Even the budget for operating costs was upgraded. We are spending more on consumables, for example, drugs and other medical consumables that hospitals and clinics need. Even the staff costs showed a far greater emphasis on hiring the people needed to push development: more doctors, more nurses, more school teachers and more agricultural extension officers, and that done without increasing administration costs.

So successful was the policy that the Minister was able this year to start raising the percentage of his tax money spent on staff, from below 40 percent to around 44 percent. First, the growth in the economy gave him more money, so he could adjust spending levels without curtailing capital expenditure. Secondly, the civil service reforms meant the nation was getting a lot more done for each dollar spent on staff.

Subsidies, mostly hidden in the bookkeeping, were dumped and the few left brought into the books for what they were. Generally, the Second Republic reckons that people pay for what they get, although taxes can be adjusted as was done when fuel costs went through the roof, and those who do need help can be helped directly.

So, on Thursday this week we can expect some of the usual measures. For a start, income tax brackets are likely to be widened to match inflation, although, with inflation tamed, the widening will not be dramatic, but enough so we do not fall behind. We can expect more improvements in ensuring health and education are improved, with more precise assistance to those who might otherwise lose out.

We can expect the emphasis on production to be maintained, with the Government pumping more cash into the infrastructure to ensure producers can produce at ever growing volumes. Quite a bit of that capital expansion will come from the producers. If a company makes more stuff, its profits rise, and the Minister will take his cut and be able to ensure that the roads, bridges, power stations, water supply and the like needed for further growth are paid for.

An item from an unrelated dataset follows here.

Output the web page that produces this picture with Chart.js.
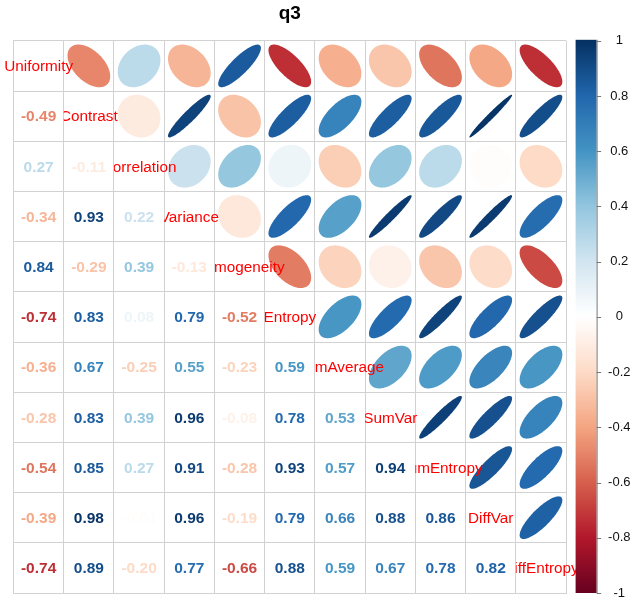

At the same time, the major effort to uplift the majority just climbing out of poverty will be sustained. This not only fulfils primary development objectives, but is also partially self-financed. If almost everyone is growing their own food or earning enough to buy it, less needs to be spent on food aid. If more people have more money, then they spend it, and those who make and sell the things they spend it on pay more taxes, and the extra people they hire in the new jobs pay tax as well.

We need to remember that Prof Ncube does not operate in a vacuum. Behind him stands the President, and President Mnangagwa has a very clear vision of where he wants Zimbabwe to go. He wants a prosperous country, with that prosperity spread and every person, in every community, benefiting. He wants fast economic growth without growth in inequality. So, he appointed a team of high-powered technocrats, and backed them as they delivered, but delivery was the crucial factor.

Now, the budget reflects what was in the Zanu PF manifesto. It is the nitty-gritty that implements the political promises and does it properly, without trashing the economy. And this is good economics. The only way of achieving an upper middle-income country is to have almost everyone in the middle-income bracket.

People can still get rich, but by investing, creating lots of jobs and producing, not shuffling paper and speculating. That just needs a business-friendly environment.  More direct intervention is needed to move people out of poverty, and we can expect that in the budget along with everything else.

There will be changes, and the Government likes announcing the odd surprise, but generally we can expect an intensification of what we have already seen in the Second Republic, that major effort of growing our economy sustainably, improving services and ensuring that no one, and no place, is left behind as we move ever faster to rising prosperity and with everyone getting more prosperous.